The ground where Captain John Marsh and his company were ambuscaded was at and about the ferry landing on the north side of the Minnesota river, opposite the Lower Agency. From the landing on the south side two roads had been graded up the steep high bluff to the Agency buildings, and from the north landing the road stretched diagonally across the wide river bottom to the huge corrugated bluffs, two miles or more away, at Faribault's Hill. The hill was [so] named for David Faribault, a mixed-blood Sioux, and a son of old John Batiste Faribault, and who lived at the base of the hill. He and his family were made prisoners by the Indians and held during the outbreak. At Faribault's Hill the road divided, one fork leading up the hill and over the prairie to the eastward and northeast, running along the crest of the bluff to Fort Ridgely. The other followed the base of the bluff down the river. There were two or three houses between the ferry landing and the bluff, and at the landing itself was a house. All about the landing on the north side the ground of the main ambush was open; it is now covered with willows and other small growths of the nature of underbrush. A few rods to the northward, however, is a cultivated field.

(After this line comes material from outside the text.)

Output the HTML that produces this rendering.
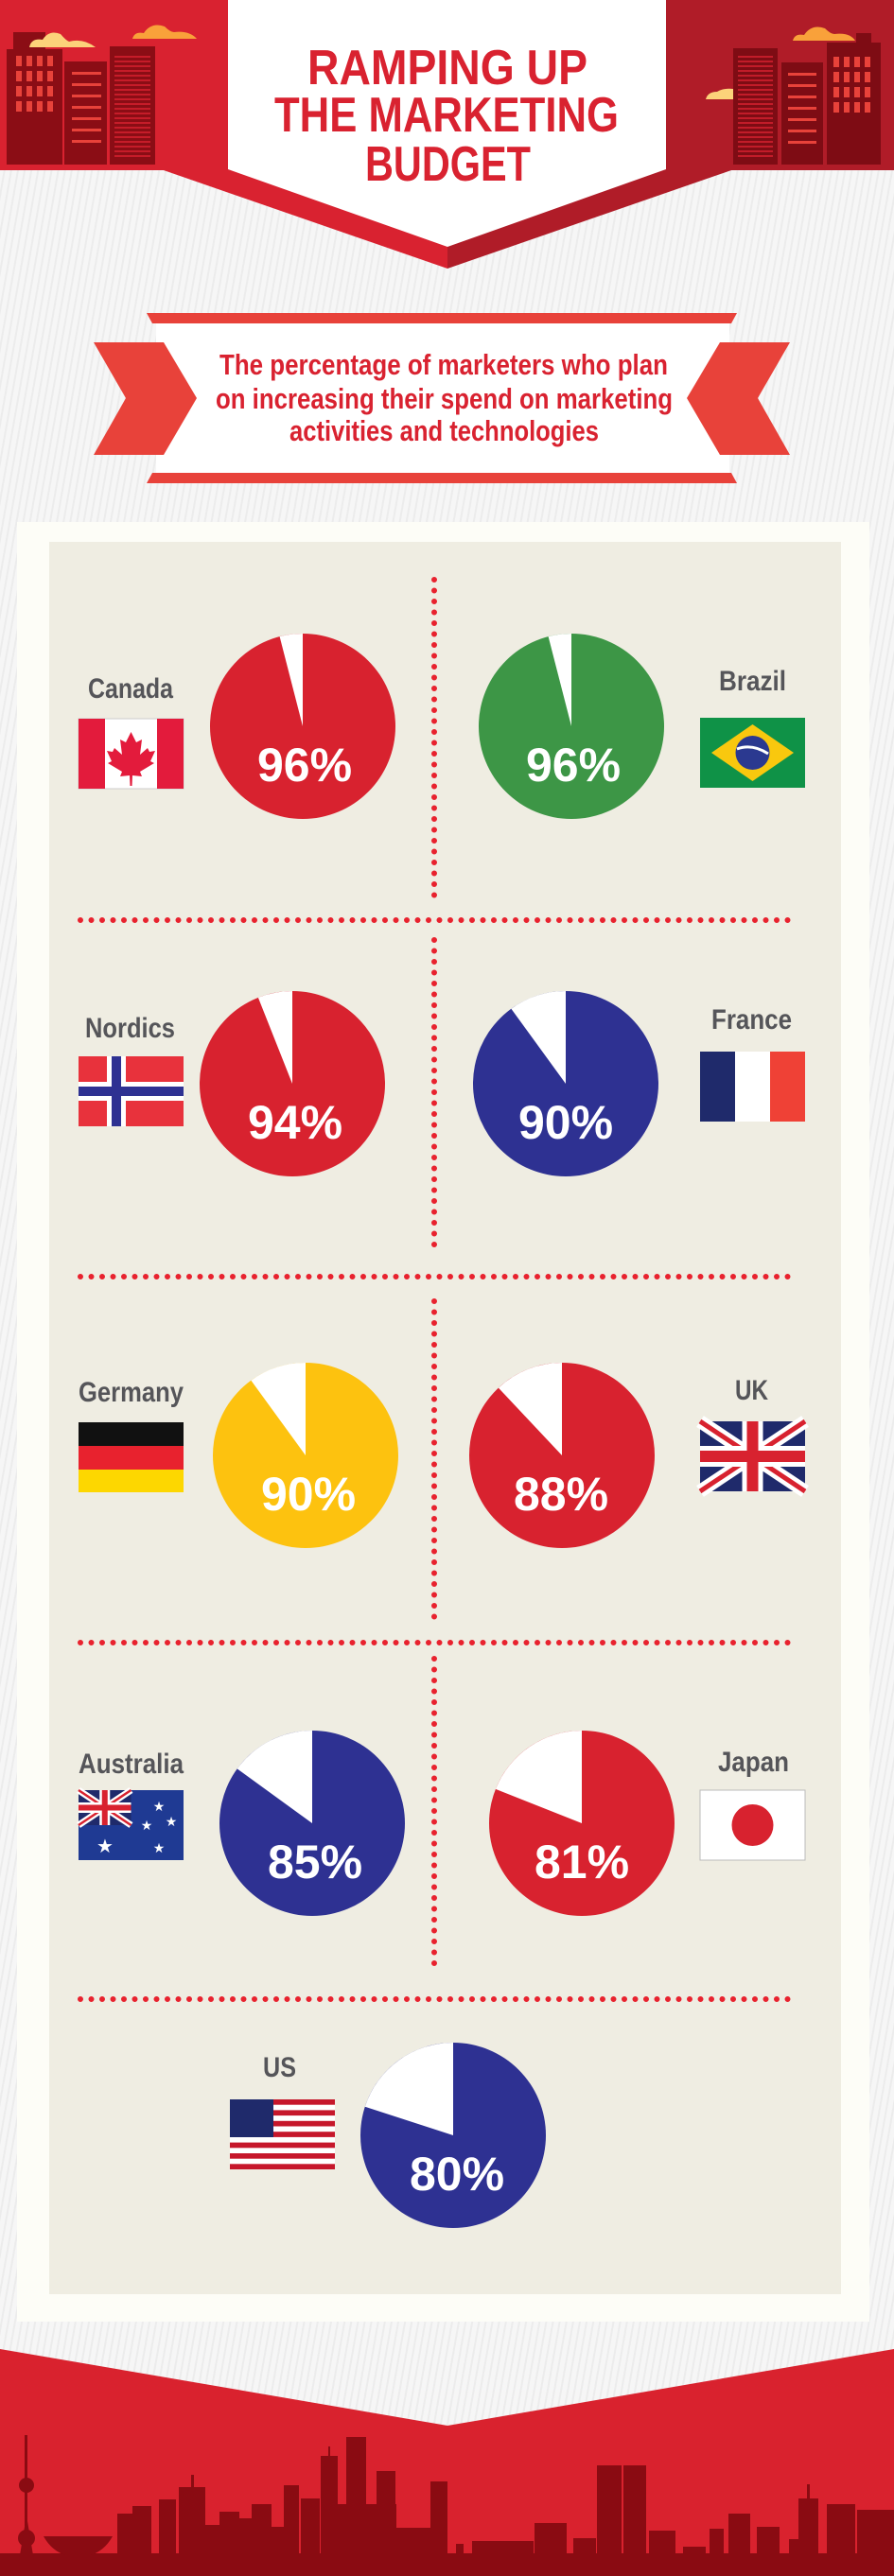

To commemorate and identify the scene of the ambush the Minnesota Valley Historical Society has erected a substantial granite monument at the site of the old-time ferry landing, at the point, as nearly as could be determined, where Captain Marsh and his men were first fired upon. It is located on U. S. lot 3, section 5, south Birch Cooley. The site is now overgrown with small willow and other trees and the monument stands in a thicket. It is of sufficient proportions and so well set that it will endure for a century. The river frequently overflows its banks at this point, but the structure is so well placed on a secure foundation that it cannot be washed away. The inscription reads: "At and near this spot Capt. John Marsh and twenty-four men were ambushed and killed by Sioux Indians, Aug. 18, 1862. Also Peter Quinn, U. S. Interpreter."